До шестидесяти пяти лет смотрел он с середины реки на бескрайние разливы, над которыми в редких местах выглядывали налившиеся весенними соками головы кустов и затопленного по шею подлеска. Вдыхал манящие запахи полой воды и перегретых солнцем еловых стволов, на которых стоял. Бодрился. Снимал кожаную фуражку, расставлял пошире ноги в сплавных сапогах по пах. До шестидесяти пяти лет… На шестьдесят шестом сдал.

Началось с какого-то прострела. Потом прихватил радикулит, а после привязался ревматизм, который не один год подготавливал атаку на сильное тело. Ревматизм обрушился на Тереху так, что ни ногой, ни рукой. Ломает всего, хоть криком кричи.

Лечился всем: лекарствами, своими средствами и к бабкам ходил. Садился в муравьиную кучу, тер себя всякой дрянью, жег ноги крапивой. Здорово помогли пчелы. Но по веснам и осеням все равно мочи не было. Не только на сойму, до тарелки со щами еле доберешься. Пришлось уйти Терехе на пенсию.

…День уже сменил утро. Солнце припекает на славу. Перевозчики перегонят паром с одной стороны на другую и залезают в избушку в носу парома: там прохладней. А Тереха сидит на скамеечке, не уходит: жги, солнце, крепче!

Он и сейчас выглядит еще хоть куда. Лицо, правда, обветренное, в морщинах, но выбрито чисто. Брови лохматые, без сединки, не то что волосы. Нос мясистый, губы толстые, зубы, как репа. Почти все целы. Шея крепкая, не стариковская. И стриженый затылок сед, но крепок.

Плечи у Терехи покатые. Когда сидит, то ли лопатки сзади выпирают, то ли бугры мышц. И кажется, что он крупную голову вперед подал, всматривается во что-то.

Есть еще силенка у него. Как-то здесь, на перевозе, забаловались три юнца. Хотели угнать паром без перевозчиков на другую сторону. Случился тут Тереха. Сначала просил их по-хорошему, а когда они все же отвязали паром и взялись за канат, он рассердился, подскочил к канату и ухватился за него лапищами с плоскими желтыми ногтями. Уперся могучими ногами в палубу парома, и почувствовали с удивлением озорники, что канат тянет их за собой, ползет из рук, а паром приближается обратно к пристани.

Ростом и силой бог не обидел. Да и умом также, и сноровкой. А вот связала болезнь, всю жизнь нарушила. Скучно ему без работы. Весной и осенью ревматизм с радикулитами ломают, зимой тоже всяко бывает. Летом, когда отогревается, поработал бы, да где? Разве что на перевозе, только чтоб на реке быть. Но не пойдет Тереха на перевоз: считал он всегда, что в перевозчики бросовые люди идут, ни для какого другого дела не подходящие. На перевоз работать не идет, а сам целые дни на перевозе просиживает и перевозчикам частенько, где силенка требуется, помогает.

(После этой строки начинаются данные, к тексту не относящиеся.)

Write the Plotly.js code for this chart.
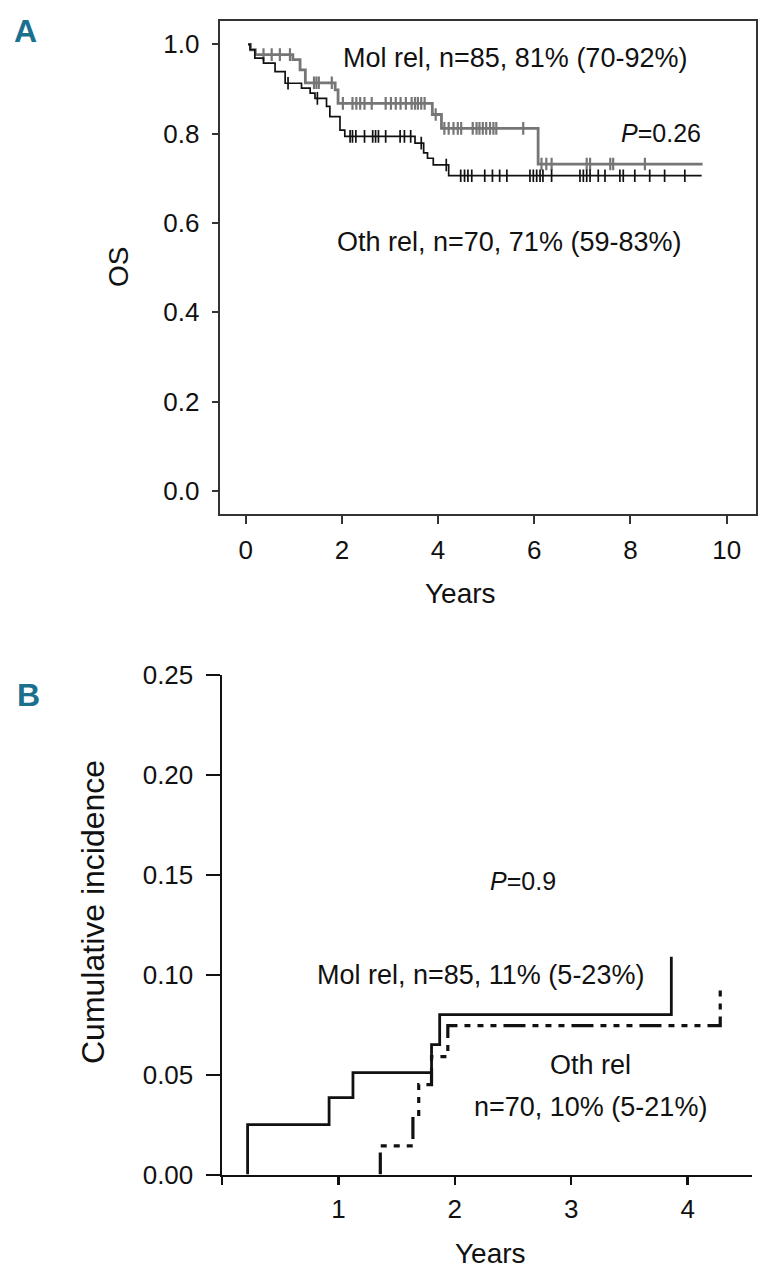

Если бы на сплав… Только закрыта туда дорога. Да и сплав нынче стал какой-то непонятный. Терехе не по душе. Плотами и соймами гонят мало, самоплавом почти совсем не гоняют: буксиры подцепят сойму и в низа волокут. Сплавляют пучками, а больше всего молью — по одному бревну.

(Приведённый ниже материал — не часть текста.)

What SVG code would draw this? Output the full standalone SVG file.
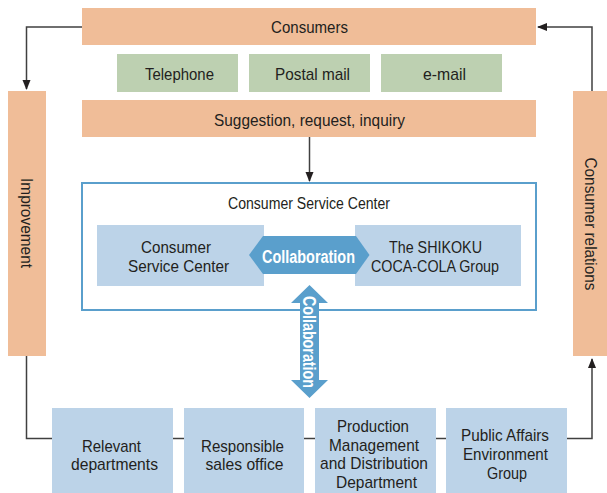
<svg xmlns="http://www.w3.org/2000/svg" width="607" height="493" viewBox="0 0 607 493">
<style>
.o{fill:#f0bd98}
.g{fill:#bdd0b1}
.b{fill:#bcd3e8}
.t{font-family:"Liberation Sans",Arial,sans-serif;font-size:17px;fill:#231f20;text-anchor:middle}
.w{font-family:"Liberation Sans",Arial,sans-serif;font-size:17.5px;font-weight:bold;fill:#ffffff;text-anchor:middle}
.ln{fill:none;stroke:#404040;stroke-width:1.5}
</style>
<defs>
<marker id="ah" markerWidth="10" markerHeight="10" refX="9" refY="5" orient="auto" markerUnits="userSpaceOnUse">
<path d="M0,1 L10,5 L0,9 z" fill="#231f20"/>
</marker>
</defs>
<g id="connectors">
<path class="ln" d="M82,27 H26.5 V89" marker-end="url(#ah)"/>
<path class="ln" d="M592,91 V27 H538" marker-end="url(#ah)"/>
<path class="ln" d="M309.5,137 V181" marker-end="url(#ah)"/>
<path class="ln" d="M26.5,355 V438.5 H52"/>
<path class="ln" d="M173,438.5 H184"/>
<path class="ln" d="M304,438.5 H315"/>
<path class="ln" d="M436,438.5 H446"/>
<path class="ln" d="M567,438.5 H592 V359" marker-end="url(#ah)"/>
</g>
<g id="consumers"><rect class="o" x="82" y="8" width="454" height="37"/><text class="t" x="309.5" y="33" textLength="77" lengthAdjust="spacingAndGlyphs">Consumers</text></g>
<g id="telephone"><rect class="g" x="117" y="54" width="121" height="38"/><text class="t" x="179.5" y="79.5" textLength="69" lengthAdjust="spacingAndGlyphs">Telephone</text></g>
<g id="postal"><rect class="g" x="249" y="54" width="121" height="38"/><text class="t" x="312.5" y="79.5" textLength="75" lengthAdjust="spacingAndGlyphs">Postal mail</text></g>
<g id="email"><rect class="g" x="381" y="54" width="121" height="38"/><text class="t" x="444.5" y="79.5" textLength="43" lengthAdjust="spacingAndGlyphs">e-mail</text></g>
<g id="suggestion"><rect class="o" x="82" y="100" width="454" height="37"/><text class="t" x="309.5" y="126" textLength="191" lengthAdjust="spacingAndGlyphs">Suggestion, request, inquiry</text></g>
<g id="improvement"><rect class="o" x="8" y="91" width="38" height="265"/><text class="t" transform="translate(20.5,223) rotate(90)" x="0" y="0" textLength="90" lengthAdjust="spacingAndGlyphs">Improvement</text></g>
<g id="consumer-relations"><rect class="o" x="573" y="91" width="34" height="265"/><text class="t" transform="translate(585,224) rotate(90)" x="0" y="0" textLength="133" lengthAdjust="spacingAndGlyphs">Consumer relations</text></g>
<g id="csc-outer"><rect x="82" y="183" width="454" height="127" fill="#ffffff" stroke="#5a9fcc" stroke-width="2"/><text class="t" x="309" y="209" style="font-size:16px" textLength="162" lengthAdjust="spacingAndGlyphs">Consumer Service Center</text></g>
<g id="csc-inner"><rect class="b" x="97" y="225" width="167" height="61"/><text class="t" x="176" y="252.5" textLength="70" lengthAdjust="spacingAndGlyphs">Consumer</text><text class="t" x="178.5" y="272" textLength="101" lengthAdjust="spacingAndGlyphs">Service Center</text></g>
<g id="shikoku"><rect class="b" x="355" y="225" width="166" height="61"/><text class="t" x="435.5" y="252.5" textLength="93" lengthAdjust="spacingAndGlyphs">The SHIKOKU</text><text class="t" x="435" y="272" textLength="128" lengthAdjust="spacingAndGlyphs">COCA-COLA Group</text></g>
<g id="collab-h"><path d="M249,255 L263,236 H356 L369.5,255 L356,274 H263 z" fill="#5a9fcc"/><text class="w" x="308.5" y="262.5" textLength="93" lengthAdjust="spacingAndGlyphs">Collaboration</text></g>
<g id="collab-v"><path d="M309.5,285 L328,303 H319 V380 H328 L309.5,398 L291,380 H300 V303 H291 z" fill="#5a9fcc"/><text class="w" transform="translate(303,342) rotate(90)" x="0" y="0" textLength="92" lengthAdjust="spacingAndGlyphs">Collaboration</text></g>
<g id="relevant"><rect class="b" x="52" y="408" width="121" height="85"/><text class="t" x="111.5" y="451.5" textLength="59" lengthAdjust="spacingAndGlyphs">Relevant</text><text class="t" x="114.5" y="469.5" textLength="87" lengthAdjust="spacingAndGlyphs">departments</text></g>
<g id="sales"><rect class="b" x="184" y="408" width="120" height="85"/><text class="t" x="242.5" y="451.5" textLength="83" lengthAdjust="spacingAndGlyphs">Responsible</text><text class="t" x="244.5" y="469.5" textLength="78" lengthAdjust="spacingAndGlyphs">sales office</text></g>
<g id="production"><rect class="b" x="315" y="408" width="121" height="85"/><text class="t" x="373" y="432" textLength="72" lengthAdjust="spacingAndGlyphs">Production</text><text class="t" x="374" y="450.5" textLength="90" lengthAdjust="spacingAndGlyphs">Management</text><text class="t" x="374" y="469" textLength="108" lengthAdjust="spacingAndGlyphs">and Distribution</text><text class="t" x="376.5" y="487.5" textLength="81" lengthAdjust="spacingAndGlyphs">Department</text></g>
<g id="public"><rect class="b" x="446" y="408" width="121" height="85"/><text class="t" x="505" y="441" textLength="88" lengthAdjust="spacingAndGlyphs">Public Affairs</text><text class="t" x="505.5" y="460" textLength="85" lengthAdjust="spacingAndGlyphs">Environment</text><text class="t" x="507" y="478.5" textLength="40" lengthAdjust="spacingAndGlyphs">Group</text></g>
</svg>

Моль Тереха видеть не может: тянется она по реке все лето, рыбу выводит, берега портит: ценное дерево на дно ложится, тонет. Считай, в Ломенге все дно деревянным скоро будет. От моли дельного ждать нечего.

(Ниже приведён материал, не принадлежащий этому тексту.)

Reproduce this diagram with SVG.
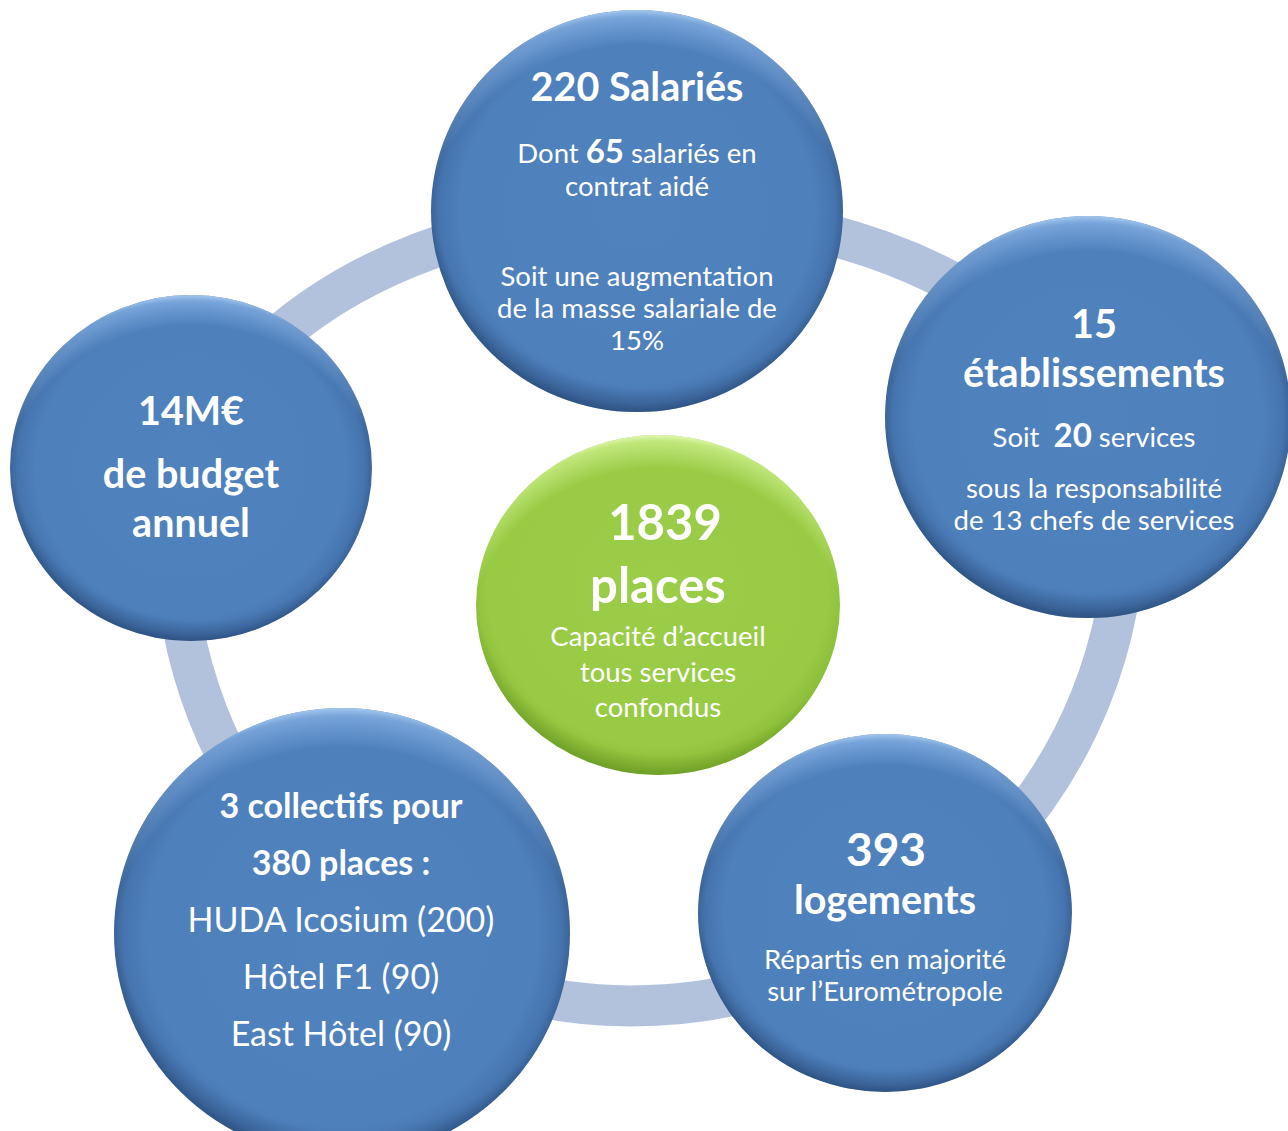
<svg xmlns="http://www.w3.org/2000/svg" width="1288" height="1131" viewBox="0 0 1288 1131">
<defs>
<radialGradient id="blueBase" cx="0.5" cy="0.5" r="0.5">
<stop offset="0" stop-color="#5082be"/>
<stop offset="0.86" stop-color="#4e80bc"/>
<stop offset="0.96" stop-color="#4674ae"/>
<stop offset="1" stop-color="#3b6499"/>
</radialGradient>
<radialGradient id="blueHi" cx="0.5" cy="0.62" r="0.62">
<stop offset="0" stop-color="#9fcbff" stop-opacity="0"/>
<stop offset="0.86" stop-color="#9fcbff" stop-opacity="0"/>
<stop offset="0.97" stop-color="#9fcbff" stop-opacity="0.55"/>
<stop offset="1" stop-color="#b8dcff" stop-opacity="0.85"/>
</radialGradient>
<radialGradient id="blueSh" cx="0.52" cy="0.42" r="0.58">
<stop offset="0" stop-color="#1f3f6a" stop-opacity="0"/>
<stop offset="0.9" stop-color="#1f3f6a" stop-opacity="0"/>
<stop offset="1" stop-color="#1f3f6a" stop-opacity="0.45"/>
</radialGradient>
<radialGradient id="greenBase" cx="0.5" cy="0.45" r="0.55">
<stop offset="0" stop-color="#9ccd49"/>
<stop offset="0.85" stop-color="#98ca44"/>
<stop offset="1" stop-color="#86b935"/>
</radialGradient>
<radialGradient id="greenHi" cx="0.5" cy="0.62" r="0.62">
<stop offset="0" stop-color="#e2ffa8" stop-opacity="0"/>
<stop offset="0.84" stop-color="#e2ffa8" stop-opacity="0"/>
<stop offset="0.97" stop-color="#e2ffa8" stop-opacity="0.55"/>
<stop offset="1" stop-color="#f0ffc8" stop-opacity="0.85"/>
</radialGradient>
<radialGradient id="greenSh" cx="0.52" cy="0.42" r="0.58">
<stop offset="0" stop-color="#4e7a12" stop-opacity="0"/>
<stop offset="0.9" stop-color="#4e7a12" stop-opacity="0"/>
<stop offset="1" stop-color="#4e7a12" stop-opacity="0.4"/>
</radialGradient>
</defs>
<style>
.ring{fill:none;stroke:#b2c2dd;stroke-width:41}
.bb{fill:url(#blueBase)}
.bh{fill:url(#blueHi)}
.bs{fill:url(#blueSh)}
.gb{fill:url(#greenBase)}
.gh{fill:url(#greenHi)}
.gs{fill:url(#greenSh)}
text{font-family:Lato,"Open Sans","Liberation Sans",sans-serif;fill:#ffffff;text-anchor:middle}
.b{font-weight:bold}
.s27{font-size:27.5px}
.s34{font-size:34px}
.s39{font-size:39.5px}
.s48{font-size:49px}
</style>
<rect x="0" y="0" width="1288" height="1131" fill="#ffffff"/>
<g id="connectors">
<path class="ring" d="M650,212 A475,308 0 0 1 1125,520 A495,486 0 0 1 630,1006 A455,466 0 0 1 175,540 A475,328 0 0 1 650,212 Z"/>
</g>
<g id="node-salaries">
<ellipse class="bb" cx="637" cy="211" rx="206" ry="201"/>
<ellipse class="bs" cx="637" cy="211" rx="206" ry="201"/>
<ellipse class="bh" cx="637" cy="211" rx="206" ry="201"/>
<text class="b s39" x="637" y="101">220 Salariés</text>
<text class="s27" x="637" y="163">Dont <tspan class="b" font-size="33px">65</tspan> salariés en</text>
<text class="s27" x="637" y="196">contrat aidé</text>
<text class="s27" x="637" y="286">Soit une augmentation</text>
<text class="s27" x="637" y="318">de la masse salariale de</text>
<text class="s27" x="637" y="350">15%</text>
</g>
<g id="node-etablissements">
<ellipse class="bb" cx="1088" cy="417" rx="203" ry="201"/>
<ellipse class="bs" cx="1088" cy="417" rx="203" ry="201"/>
<ellipse class="bh" cx="1088" cy="417" rx="203" ry="201"/>
<text class="b s39" x="1094" y="338">15</text>
<text class="b s39" x="1094" y="387">établissements</text>
<text class="s27" x="1094" y="447">Soit <tspan class="b" font-size="33px" dx="7">20</tspan> services</text>
<text class="s27" x="1094" y="498">sous la responsabilité</text>
<text class="s27" x="1094" y="530">de 13 chefs de services</text>
</g>
<g id="node-budget">
<ellipse class="bb" cx="191" cy="468" rx="181" ry="173"/>
<ellipse class="bs" cx="191" cy="468" rx="181" ry="173"/>
<ellipse class="bh" cx="191" cy="468" rx="181" ry="173"/>
<text class="b s39" x="191" y="425">14M€</text>
<text class="b s39" x="191" y="488">de budget</text>
<text class="b s39" x="191" y="537">annuel</text>
</g>
<g id="node-collectifs">
<ellipse class="bb" cx="342" cy="933" rx="228" ry="225"/>
<ellipse class="bs" cx="342" cy="933" rx="228" ry="225"/>
<ellipse class="bh" cx="342" cy="933" rx="228" ry="225"/>
<text class="b s34" x="341" y="818">3 collectifs pour</text>
<text class="b s34" x="341" y="875">380 places :</text>
<text class="s34" x="341" y="932">HUDA Icosium (200)</text>
<text class="s34" x="341" y="989">Hôtel F1 (90)</text>
<text class="s34" x="341" y="1046">East Hôtel (90)</text>
</g>
<g id="node-logements">
<ellipse class="bb" cx="885" cy="913" rx="187" ry="179"/>
<ellipse class="bs" cx="885" cy="913" rx="187" ry="179"/>
<ellipse class="bh" cx="885" cy="913" rx="187" ry="179"/>
<text class="b" font-size="46px" x="886" y="866">393</text>
<text class="b s39" x="885" y="914">logements</text>
<text class="s27" x="885" y="969">Répartis en majorité</text>
<text class="s27" x="885" y="1001">sur l’Eurométropole</text>
</g>
<g id="node-places">
<ellipse class="gb" cx="658" cy="605" rx="182" ry="170"/>
<ellipse class="gs" cx="658" cy="605" rx="182" ry="170"/>
<ellipse class="gh" cx="658" cy="605" rx="182" ry="170"/>
<text class="b s48" x="665" y="540">1839</text>
<text class="b s48" x="658" y="603">places</text>
<text class="s27" x="658" y="646">Capacité d’accueil</text>
<text class="s27" x="658" y="682">tous services</text>
<text class="s27" x="658" y="717">confondus</text>
</g>
</svg>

Хорошо, что сегодня Ломенга чиста. Ни бревнышка, ни щепочки не плывет по ней. Играет на солнце струя, серебряной лентой светится, до самого поворота. Иной раз взглянешь, нечаянно взором на отблеск попадешь — глазам больно.

…Из избушки вылез старик Константин. Сощурился, глядя куда-то вдаль, за Терехину спину. Оказал:

— Легковая бежит. Начальство какое-то едет. — Тереха поглядел на дорогу, ведущую от городка к парому: по ней действительно бойко пылил «газик».

— Сидите! — крикнул Константин, обращаясь к избушке. — Мы с Терентием перетянем.

«Газик» легко взбежал на пристань, а с нее — на паром. Константин с Терехой стали разматывать причальные цепи.

Из машины вышли трое, внутри остался один шофер. Тереха знал двоих. Высокий мужчина средних лет, с лицом в редких рябинах, был в пору Терехиной работы главным инженером сплавной конторы, а сейчас являлся ее директором. Новый главный инженер — низенький, плотный, с хмурым цыганским лицом и в очках— тоже был знаком Терехе. Третьего — долговязого малого, с женственным овалом лица, он не знал. «Какой-нибудь из новых инженеров», — определил Тереха. Все трое были одеты по-легкому: рубашки, брюки, ботинки. Только на самом молодом брюки были не обычные, а спортивного типа, с застежками-«молниями» на том и другом бедре.